Here is part three in this series. Live Now!


  1. Thanks for this, Erik. I agree with most of it. But there's too much for me to try to respond to (and a few things I think I can evidentially refute to your satisfaction) to attempt to do so using a text-only form of communication. So...

    IF you are game (it's okay with me if you're not), I'm more than happy to schedule a Zoom conversation with you on this subject and we can record it and post it to Youtube, assuming, of course, we both want to do this. Be forewarned, however: I think you may be out of your league having a debate / spirited discussion with me or us on this subject - at least with respect to the broad sweeping (non-well-informed) claims you are making here and that you made in your "Can We Save Species from Extinction" post. (The reason I did not audio record that one is because I deemed it to not be as worthy as most of your other posts.)

    Connie is one of the most knowledgable experts and activists in the world on this subject, as you can see here: and I'm more than capable of representing her views in a rather compelling manner. I suggest, in addition to reading about Connie (above link) you may also want to familiarize yourself with this wikipedia page:

    1. Michael, thank you for your opinions. Your video on the Serenity Prayer ( pretty much says it all within the first 5 minutes. Focus on the "accepting what we cannot change" part where you point out that civilization is unsustainable. You mentioned the word "exploitative" but this word is redundant. EVERY civilization is exploitative.

      How can assisted migration be facilitated once civilization collapses? As I pointed out above, assisted migration pretty much requires civilization. Once civilization collapses, anything left available to be migrated which has any nutritional value will be eaten as food; nobody will be concerned about moving them halfway across the planet or even across town. The trouble is that civilization is precisely what is destroying these species; so in other words, in order to "save" them, the very thing destroying them must be allowed to continue, but it cannot continue because it is unsustainable.

      Carl Sagan: "Extinction is the rule. Survival is the exception." The bottom line is that we cannot guarantee continuation of a species, because we lack agency. We lack agency to guarantee a specific habitat for said species. If we cannot guarantee a specific habitat within certain temperature and water limits, and food availability, then we cannot guarantee continuation of said species.

      As for the migration of forests, this, like all the other examples, depends upon today's conditions. As energy and resource decline continues, people will be forced to use wood for cooking, heating, building, and small-scale manufacturing/smelting. Whatever forests remain will be quickly devoured, as I pointed out at the top of this article.

  2. P.S. Sid Smith is a dear friend and colleague; indeed we spoke this morning. And Lynn Margulis was a significant mentor of mine, and Connie too.
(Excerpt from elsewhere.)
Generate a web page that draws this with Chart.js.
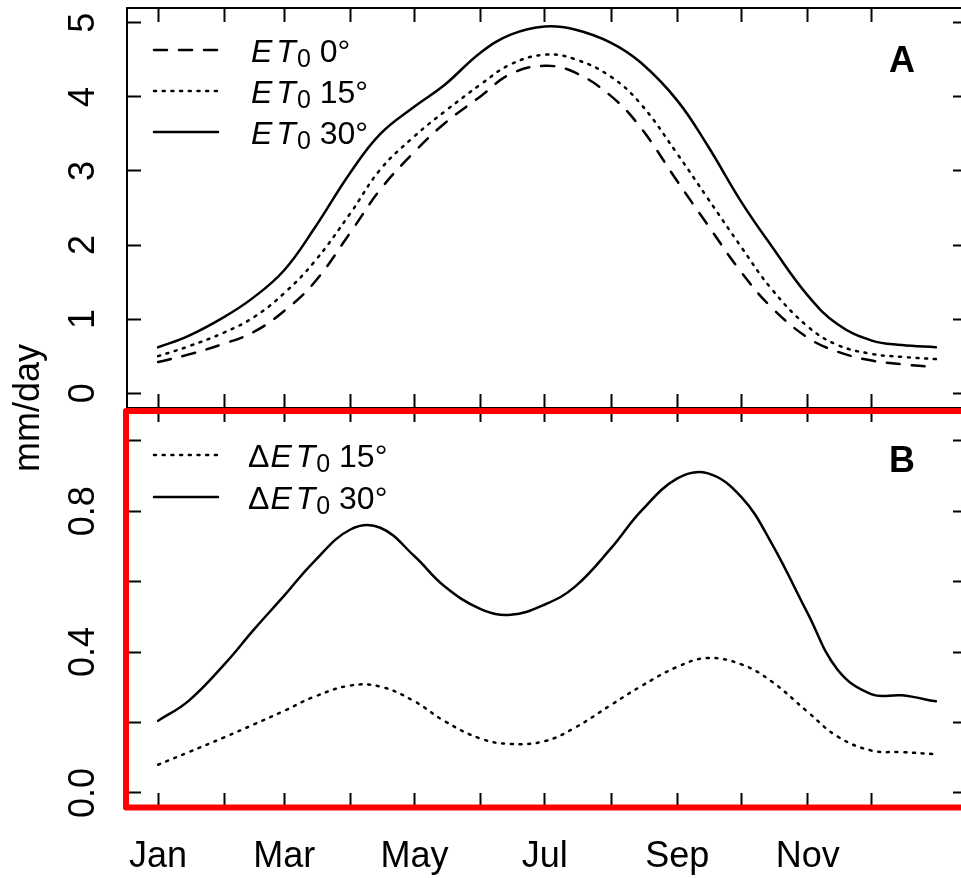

Just sayin... :-) Love you, bro!!

  3. fyi... Connie spent much of the last two weeks working on this page (90% of the entire wiki page is her work -- and she tells me that it was just nominated as a top example of a quality wikipedia page): "Assisted Migration of Forests in North America":

  4. No one (certainly not me or Connie) is suggesting that "assisted migration can be facilitated once civilization has collapsed." Hell, we think it's quite likely NTHE is within a decade or two! Still, it feels like "holy work" for at least a few of us to do what we can as individuals and small groups (see wiki page already referenced) to increase the odds that some species can pass through this bottleneck. Maybe none of it will succeed. Still, it's soul nourishing work to do, yes?